The input objects might not be entirely from the current package. When working with static libraries, many objects might come from other packages via those archives (i.e. libfoo.a).
In Chromium OS, many packages are only static archives (e.g. protobufs).
Even if you don‘t think you’re using static libraries, the vast majority of the time you actually are. The toolchain (e.g. glibc & clang/gcc) provide a few small static libraries that are always implicitly linked in. You can see this with glibc‘s libc_nonshared.a, clang’s & gcc's libgcc.a, etc...
The toolchain also implicitly links in a few objects directly. These are often referred to as C runtime objects and have names like crtn.o.
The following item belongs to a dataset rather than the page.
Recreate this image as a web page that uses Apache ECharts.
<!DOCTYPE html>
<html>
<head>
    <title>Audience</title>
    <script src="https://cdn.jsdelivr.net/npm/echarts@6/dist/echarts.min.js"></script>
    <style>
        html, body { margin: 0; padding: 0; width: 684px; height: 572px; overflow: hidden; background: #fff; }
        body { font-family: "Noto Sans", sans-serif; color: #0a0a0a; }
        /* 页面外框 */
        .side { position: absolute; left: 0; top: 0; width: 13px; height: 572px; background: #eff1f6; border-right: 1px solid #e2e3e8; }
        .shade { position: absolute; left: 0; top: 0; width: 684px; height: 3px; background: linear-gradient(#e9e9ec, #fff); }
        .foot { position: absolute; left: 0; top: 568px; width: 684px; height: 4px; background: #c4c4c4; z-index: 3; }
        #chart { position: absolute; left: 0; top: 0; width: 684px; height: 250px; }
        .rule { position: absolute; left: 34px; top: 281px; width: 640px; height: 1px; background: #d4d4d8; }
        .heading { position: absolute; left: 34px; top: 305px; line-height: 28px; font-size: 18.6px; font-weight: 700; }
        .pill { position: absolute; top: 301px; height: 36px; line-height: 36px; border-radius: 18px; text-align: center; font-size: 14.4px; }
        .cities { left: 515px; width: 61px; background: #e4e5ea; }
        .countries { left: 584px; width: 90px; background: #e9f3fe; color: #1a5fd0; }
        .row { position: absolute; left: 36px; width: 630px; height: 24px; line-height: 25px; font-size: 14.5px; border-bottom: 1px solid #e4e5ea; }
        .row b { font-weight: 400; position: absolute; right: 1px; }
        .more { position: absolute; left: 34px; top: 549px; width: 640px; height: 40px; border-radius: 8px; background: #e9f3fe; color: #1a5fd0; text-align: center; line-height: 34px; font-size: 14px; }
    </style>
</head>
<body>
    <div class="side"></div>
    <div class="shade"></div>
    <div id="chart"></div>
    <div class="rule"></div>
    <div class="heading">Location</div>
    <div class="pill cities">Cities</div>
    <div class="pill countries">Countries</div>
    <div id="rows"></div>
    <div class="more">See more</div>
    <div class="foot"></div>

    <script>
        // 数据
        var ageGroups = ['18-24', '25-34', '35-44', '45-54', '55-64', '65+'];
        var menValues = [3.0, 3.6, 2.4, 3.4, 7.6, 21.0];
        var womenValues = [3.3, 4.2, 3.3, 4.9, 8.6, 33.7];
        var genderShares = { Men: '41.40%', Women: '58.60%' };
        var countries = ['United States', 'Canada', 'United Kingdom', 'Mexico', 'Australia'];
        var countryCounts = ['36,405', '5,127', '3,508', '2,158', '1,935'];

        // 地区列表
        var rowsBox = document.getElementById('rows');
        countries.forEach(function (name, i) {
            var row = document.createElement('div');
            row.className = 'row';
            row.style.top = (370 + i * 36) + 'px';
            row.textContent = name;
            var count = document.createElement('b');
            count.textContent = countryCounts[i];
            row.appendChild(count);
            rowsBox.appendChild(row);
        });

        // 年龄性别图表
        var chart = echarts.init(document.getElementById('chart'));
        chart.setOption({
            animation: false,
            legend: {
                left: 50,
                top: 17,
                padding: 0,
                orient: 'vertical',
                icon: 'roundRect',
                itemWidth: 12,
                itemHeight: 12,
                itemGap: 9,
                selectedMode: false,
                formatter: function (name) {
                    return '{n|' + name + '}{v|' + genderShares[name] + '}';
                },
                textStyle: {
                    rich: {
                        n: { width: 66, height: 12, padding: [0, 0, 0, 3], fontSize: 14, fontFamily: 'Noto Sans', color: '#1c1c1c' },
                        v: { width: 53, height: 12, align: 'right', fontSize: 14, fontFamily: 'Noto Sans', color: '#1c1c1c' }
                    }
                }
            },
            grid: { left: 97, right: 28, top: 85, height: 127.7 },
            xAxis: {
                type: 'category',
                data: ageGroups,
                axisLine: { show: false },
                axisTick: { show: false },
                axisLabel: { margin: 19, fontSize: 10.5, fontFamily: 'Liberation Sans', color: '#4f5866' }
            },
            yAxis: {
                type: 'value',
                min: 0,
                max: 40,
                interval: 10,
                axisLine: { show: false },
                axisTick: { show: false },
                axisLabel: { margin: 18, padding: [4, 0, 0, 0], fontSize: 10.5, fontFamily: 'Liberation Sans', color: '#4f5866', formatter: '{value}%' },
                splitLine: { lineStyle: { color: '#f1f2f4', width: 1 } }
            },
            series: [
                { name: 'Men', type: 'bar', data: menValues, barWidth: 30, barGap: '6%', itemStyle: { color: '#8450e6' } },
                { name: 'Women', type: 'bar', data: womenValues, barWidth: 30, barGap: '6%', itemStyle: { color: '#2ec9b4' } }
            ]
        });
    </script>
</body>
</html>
So even if you tweaked debug settings for a specific package, you might have to chase down debug settings in dependencies, as well as the toolchain itself.

This generally covers the src_compile stage of ebuild.

Build id

One critical aspect here is the concept of the executable‘s build-id. This is a unique fingerprint of the program’s loaded code.
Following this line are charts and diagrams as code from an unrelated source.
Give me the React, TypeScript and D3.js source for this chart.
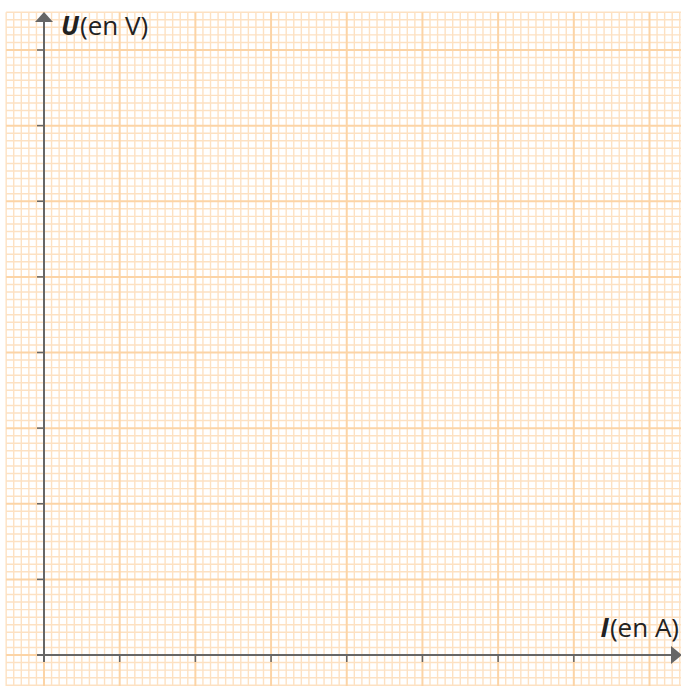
import React from "react";
import * as d3 from "d3";

const xTicks = [1, 2, 3, 4, 5, 6, 7];
const yTicks = [1, 2, 3, 4, 5, 6, 7, 8];
const xLabel = { bold: "I", rest: "(en A)" };
const yLabel = { bold: "U", rest: "(en V)" };

const W = 681;
const H = 686;

export default function App() {
  const x = d3.scaleLinear().domain([0, 8]).range([44, 649.5]);
  const y = d3.scaleLinear().domain([0, 8]).range([655, 50]);
  const step = 0.1;
  const xs = d3.range(-50, 86).map((i) => i * step);
  const ys = d3.range(-41, 86).map((i) => i * step);
  const gx0 = x(-0.5), gx1 = W;
  const gy0 = y(8.5), gy1 = H;
  const minorC = "#fde1c2";
  const majorC = "#fcd4a6";
  const axisC = "#666666";
  const font = "'Open Sans', sans-serif";
  const isMajor = (i: number) => Math.abs(i % 10) === 0;
  return (
    <svg width={W} height={H} style={{ position: "absolute", left: 0, top: 0, background: "#fff" }}>
      <g>
        {[false, true].map((maj) => (
          <g key={String(maj)}>
            {xs.map((v, idx) => {
              const i = idx - 50;
              if (isMajor(i) !== maj) return null;
              const px = x(v);
              if (px > W) return null;
              return (
                <line key={"v" + i} x1={px} x2={px} y1={gy0} y2={gy1}
                  stroke={maj ? majorC : minorC} strokeWidth={maj ? 2 : 1.4} />
              );
            })}
            {ys.map((v, idx) => {
              const i = idx - 41;
              if (isMajor(i) !== maj) return null;
              const py = y(v);
              if (py < gy0 - 0.5) return null;
              return (
                <line key={"h" + i} x1={gx0} x2={gx1} y1={py} y2={py}
                  stroke={maj ? majorC : minorC} strokeWidth={maj ? 2 : 1.4} />
              );
            })}
          </g>
        ))}
      </g>
      <g stroke={axisC} strokeWidth={2}>
        <line x1={x(0)} x2={x(0)} y1={22} y2={y(0) + 7} />
        <line x1={x(0) - 7} x2={672} y1={y(0)} y2={y(0)} />
        {xTicks.map((t) => (
          <line key={"xt" + t} x1={x(t)} x2={x(t)} y1={y(0)} y2={y(0) + 7} strokeWidth={1.5} />
        ))}
        {yTicks.map((t) => (
          <line key={"yt" + t} x1={x(0) - 7} x2={x(0)} y1={y(t)} y2={y(t)} strokeWidth={1.5} />
        ))}
      </g>
      <path d={`M${x(0)},12 L${x(0) - 9},22 L${x(0) + 9},22 Z`} fill={axisC} />
      <path d={`M${W + 1},${y(0)} L${671},${y(0) - 9} L${671},${y(0) + 9} Z`} fill={axisC} />
      <text x={61} y={35} fontFamily={font} fontSize={26} fill="#222">
        <tspan fontWeight="bold" fontStyle="italic">{yLabel.bold}</tspan>
        <tspan dx={1}>{yLabel.rest}</tspan>
      </text>
      <text x={679} y={637} textAnchor="end" fontFamily={font} fontSize={26} fill="#222">
        <tspan fontWeight="bold" fontStyle="italic">{xLabel.bold}</tspan>
        <tspan dx={1}>{xLabel.rest}</tspan>
      </text>
    </svg>
  );
}
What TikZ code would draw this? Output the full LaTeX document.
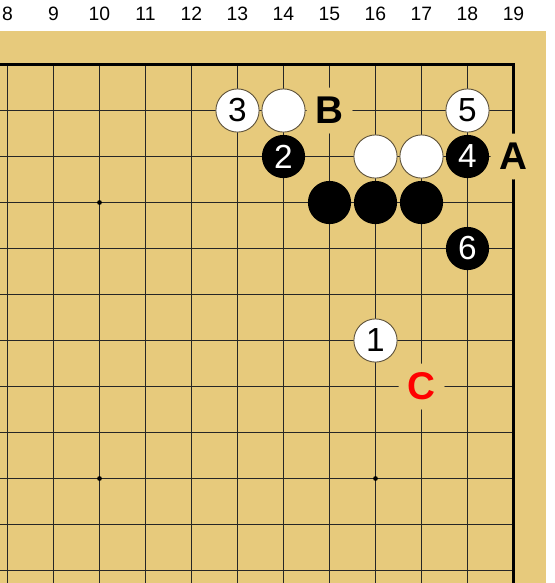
\documentclass[tikz,border=0pt]{standalone}
\usepackage{fontspec}
\setmainfont{Liberation Sans}
\usepackage{tikz}
\definecolor{boardbg}{RGB}{231,202,124}
\definecolor{stoneline}{RGB}{96,84,60}

\tikzset{
    gridline/.style={line width=0.8pt, color=black!85},
    edgeline/.style={line width=1.9pt, color=black, line join=miter},
    colnum/.style={inner sep=0pt, font=\fontsize{14.5}{16}\selectfont},
    wstone/.style={circle, draw=stoneline, line width=0.7pt, fill=white, minimum size=32.4pt, inner sep=0pt, font=\fontsize{25}{28}\selectfont},
    bstone/.style={circle, fill=black, minimum size=32.4pt, inner sep=0pt, text=white, font=\fontsize{25}{28}\selectfont},
    boardmark/.style={circle, fill=boardbg, minimum size=34.5pt, inner sep=0pt, font=\bfseries\fontsize{29}{32}\selectfont},
    hoshi/.style={circle, fill=black, minimum size=3.6pt, inner sep=0pt}
}

\begin{document}
\begin{tikzpicture}[x=0.75pt,y=0.75pt,yscale=-1,xscale=1]
        \useasboundingbox (0,0) rectangle (555,583);
        %Background
        \fill[white] (0,0) rectangle (555,583);
        \fill[boardbg] (0,31) rectangle (546,583);
        % Column numbers
        \foreach \c in {8,...,19}
            \node[colnum] (col\c) at ({7.5+(\c-8)*46},13.5) {\c};
        %Grid lines
        \foreach \c in {8,...,18}
            \draw[gridline] ({7.5+(\c-8)*46},64.5) -- ({7.5+(\c-8)*46},583);
        \foreach \r in {8,...,18}
            \draw[gridline] (0,{64.5+(19-\r)*46}) -- (513.5,{64.5+(19-\r)*46});
        %Board edge
        \draw[edgeline] (0,64.5) -- (513.5,64.5) -- (513.5,583);
        %Star points
        \node[hoshi] (hoshiA) at (99.5,202.5) {};
        \node[hoshi] (hoshiB) at (99.5,478.5) {};
        \node[hoshi] (hoshiC) at (375.5,478.5) {};
        %White stones
        \node[wstone] (w3) at (237.5,110.5) {3};
        \node[wstone] (wN) at (283.5,110.5) {};
        \node[wstone] (w5) at (467.5,110.5) {5};
        \node[wstone] (wP) at (375.5,156.5) {};
        \node[wstone] (wQ) at (421.5,156.5) {};
        \node[wstone] (w1) at (375.5,340.5) {1};
        %Black stones
        \node[bstone] (b2) at (283.5,156.5) {2};
        \node[bstone] (b4) at (467.5,156.5) {4};
        \node[bstone] (bK) at (329.5,202.5) {};
        \node[bstone] (bL) at (375.5,202.5) {};
        \node[bstone] (bM) at (421.5,202.5) {};
        \node[bstone] (b6) at (467.5,248.5) {6};
        %Letter marks
        \node[boardmark] (markB) at (329.5,110.5) {B};
        \node[boardmark] (markA) at (513.5,156.5) {A};
        \node[boardmark, text=red] (markC) at (421.5,386.5) {C};
\end{tikzpicture}
\end{document}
In the minidump world, this is the same as the module id.

See the gdb documentation for more details.

Separate debug files

Once we've finished linking everything, we create separate debug files (which are often colloquially referred to as “splitdebug”). These can be found under the /usr/lib/debug/ tree. Typically it matches the path as it exists on the filesystem (e.g. /bin/bash debug information is found at /usr/lib/debug/bin/bash.debug).

There are also symlinks to easily locate the debug information via build-ids. /usr/lib/debug/.build-id/xx/yy.debug (where xx/yy are parts of the build-id) is a symlink to e.g. bash.debug.
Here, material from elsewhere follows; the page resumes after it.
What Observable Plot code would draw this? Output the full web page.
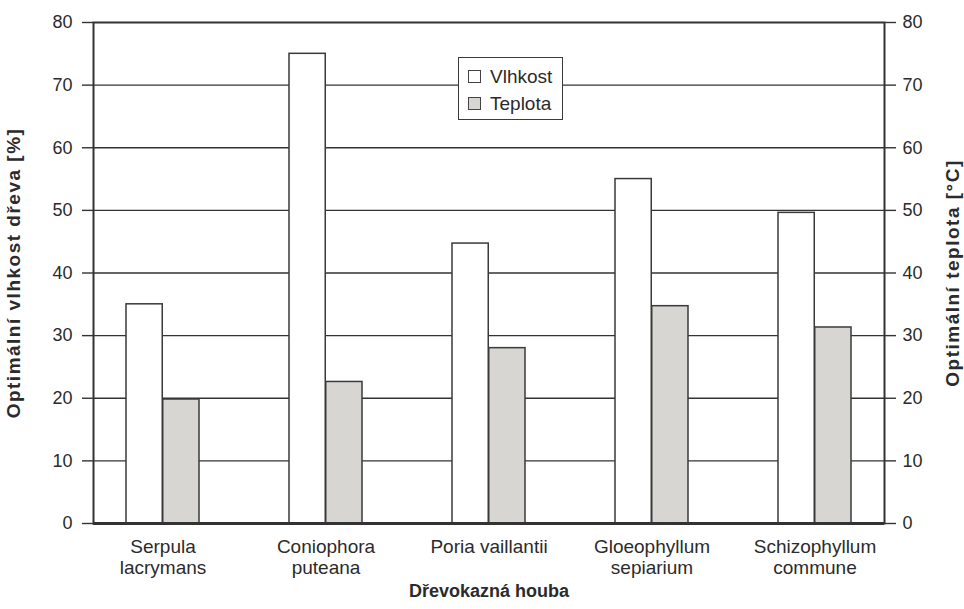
<!DOCTYPE html>
<html>
<head>
<meta charset="utf-8">
<script src="https://cdn.jsdelivr.net/npm/d3@7"></script>
<script src="https://cdn.jsdelivr.net/npm/@observablehq/plot@0.6"></script>
<style>
  body { margin: 0; background: #fff; }
  #wrap { position: relative; width: 964px; height: 609px; font-family: "Liberation Sans", Arial, Helvetica, sans-serif; color: #2b2b2b; }
  .chart g[aria-label="y-axis label"] text { letter-spacing: 1.5px; }
  .legend { position: absolute; left: 458px; top: 57px; width: 105px; height: 63px; border: 1.5px solid #3a3a3a; background: #fff; box-sizing: border-box; }
  .item { position: absolute; left: 9px; display: flex; align-items: center; font-size: 19px; line-height: 21px; }
  .sw { width: 13px; height: 13px; border: 1.3px solid #444; box-sizing: border-box; margin-right: 9px; }
</style>
</head>
<body>
<div id="wrap"></div>
<script>
// ---- data ----
const species = ["Serpula\nlacrymans", "Coniophora\nputeana", "Poria vaillantii", "Gloeophyllum\nsepiarium", "Schizophyllum\ncommune"];
const vlhkost = [35, 75, 44.7, 55, 49.6];   // Optimální vlhkost dřeva [%]
const teplota = [19.8, 22.6, 28, 34.7, 31.3]; // Optimální teplota [°C]
const yTicks = [0, 10, 20, 30, 40, 50, 60, 70, 80];
const gridValues = [10, 20, 30, 40, 50, 60, 70];
const seriesNames = ["Vlhkost", "Teplota"];
const seriesColors = ["#ffffff", "#d8d6d2"];

const data = species.map((s, i) => ({species: s, vlhkost: vlhkost[i], teplota: teplota[i]}));

const W = 964, H = 609;
const mL = 93, mR = 80, mT = 22, mB = 86;
const pIn = 0.5507, pOut = 0.1928;
const bw = d3.scaleBand().domain(species).range([mL, W - mR]).paddingInner(pIn).paddingOuter(pOut).bandwidth();

const ink = "#2b2b2b", line = "#333";

const chart = Plot.plot({
  width: W, height: H,
  marginLeft: mL, marginRight: mR, marginTop: mT, marginBottom: mB,
  className: "chart",
  style: {fontFamily: "'Liberation Sans', Arial, Helvetica, sans-serif", color: ink, background: "#fff"},
  x: {domain: species, paddingInner: pIn, paddingOuter: pOut, align: 0.5},
  y: {domain: [0, 80]},
  marks: [
    Plot.ruleY(gridValues, {stroke: line, strokeWidth: 1.4}),
    Plot.barY(data, {x: "species", y: "vlhkost", fill: seriesColors[0], stroke: "#3a3a3a", strokeWidth: 1.5, insetRight: bw / 2}),
    Plot.barY(data, {x: "species", y: "teplota", fill: seriesColors[1], stroke: "#3a3a3a", strokeWidth: 1.5, insetLeft: bw / 2}),
    Plot.frame({stroke: line, strokeWidth: 2}),
    Plot.ruleY([0], {stroke: line, strokeWidth: 3}),
    Plot.axisY({anchor: "left", ticks: yTicks, tickSize: 11, tickPadding: 10, fontSize: 18, stroke: line, strokeWidth: 1.4, label: null}),
    Plot.axisY({anchor: "right", ticks: yTicks, tickSize: 11, tickPadding: 7, fontSize: 18, stroke: line, strokeWidth: 1.4, label: null}),
    Plot.axisY({anchor: "left", ticks: [], label: "Optimální vlhkost dřeva [%]", labelAnchor: "center", labelArrow: "none", labelOffset: 87, fontSize: 19, fontWeight: "bold"}),
    Plot.axisY({anchor: "right", ticks: [], label: "Optimální teplota [°C]", labelAnchor: "center", labelArrow: "none", labelOffset: 74, fontSize: 19, fontWeight: "bold"}),
    Plot.axisX({anchor: "bottom", tickSize: 0, tickPadding: 15, fontSize: 19, lineHeight: 1.08, label: null}),
    Plot.axisX({anchor: "bottom", ticks: [], label: "Dřevokazná houba", labelAnchor: "center", labelArrow: "none", labelOffset: 73, fontSize: 18, fontWeight: "bold"})
  ]
});

const wrap = document.getElementById("wrap");
wrap.appendChild(chart);

// legend
const legend = document.createElement("div");
legend.className = "legend";
seriesNames.forEach((name, i) => {
  const item = document.createElement("div");
  item.className = "item";
  item.style.top = (8 + i * 27) + "px";
  const sw = document.createElement("span");
  sw.className = "sw";
  sw.style.background = seriesColors[i];
  const label = document.createElement("span");
  label.textContent = name;
  item.appendChild(sw);
  item.appendChild(label);
  legend.appendChild(item);
});
wrap.appendChild(legend);
</script>
</body>
</html>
objcopy has a --only-keep-debug flag to pull out the debug information into the bash.debug file before we strip it from the bash source. We also use --add-gnu-debuglink to add .gnu_debuglink section for debuggers.

The content of /usr/lib/debug/ tree is managed by Portage‘s estrip tool. This automatically runs after the ebuild’s src_install phase.

Archiving

The default binpkgs produced locally include the separate debug files in the package's binpkg file. Builders will produce separate binpkgs to help speed things up for developers.

By default, the debug symbols from binpkgs won't be installed locally unless build_packages is run with --withdebugsymbols. Additionally, cros_install_debug_syms can be run manually.

Builders that build from source (e.g. all our release builders) will build & install the debug information all the time.

Usage

The .debug files are used during symbol generation (the next section), and by local developers when using debuggers like gdb. But they aren't really used otherwise.

Symbol files

Format

We use Google Breakpad currently to generate symbol files (.sym). These contain the module id (a.k.a. build id) as well as all the function names and reduced CFI data from DWARF. Crashpad uses the same output format here.

See the symbol files documentation for more details.

Generation

chromite has a cros_generate_breakpad_symbols script which runs Google Breakpad's dump_sym tool. It needs the original program (e.g. bash) as well as the separate debug file (e.g. bash.debug) to produce it.

This runs on builders after all build phases (build_packages & build_image).

Upload

chromite has a upload_symbols script which uploads all the .sym files to the symbol server. It also has some swarming dedupe logic to avoid reuploading the same file.

This runs on builders after we've generated things.

Archiving

chromite will create a debug.tgz archive during every build that includes the .sym files in case we need to recreate things later on. These can be found in the gs://chromeos-image-archive/ with other build specific artifact.

Expiration

The symbol server will automatically expire unused symbol files (~6 months). So if no crashes show up in that time, symbols could be thrown away.

Crash processing

The crash servers rely on everything before this point in order to properly unwind the stack and to symbolize the various addresses.

If the debug information (e.g. DWARF) is buggy, then all the CFI data will be off, which means stack unwinding won't work well.

If the symbol addresses don't line up, then symbolizing will fail.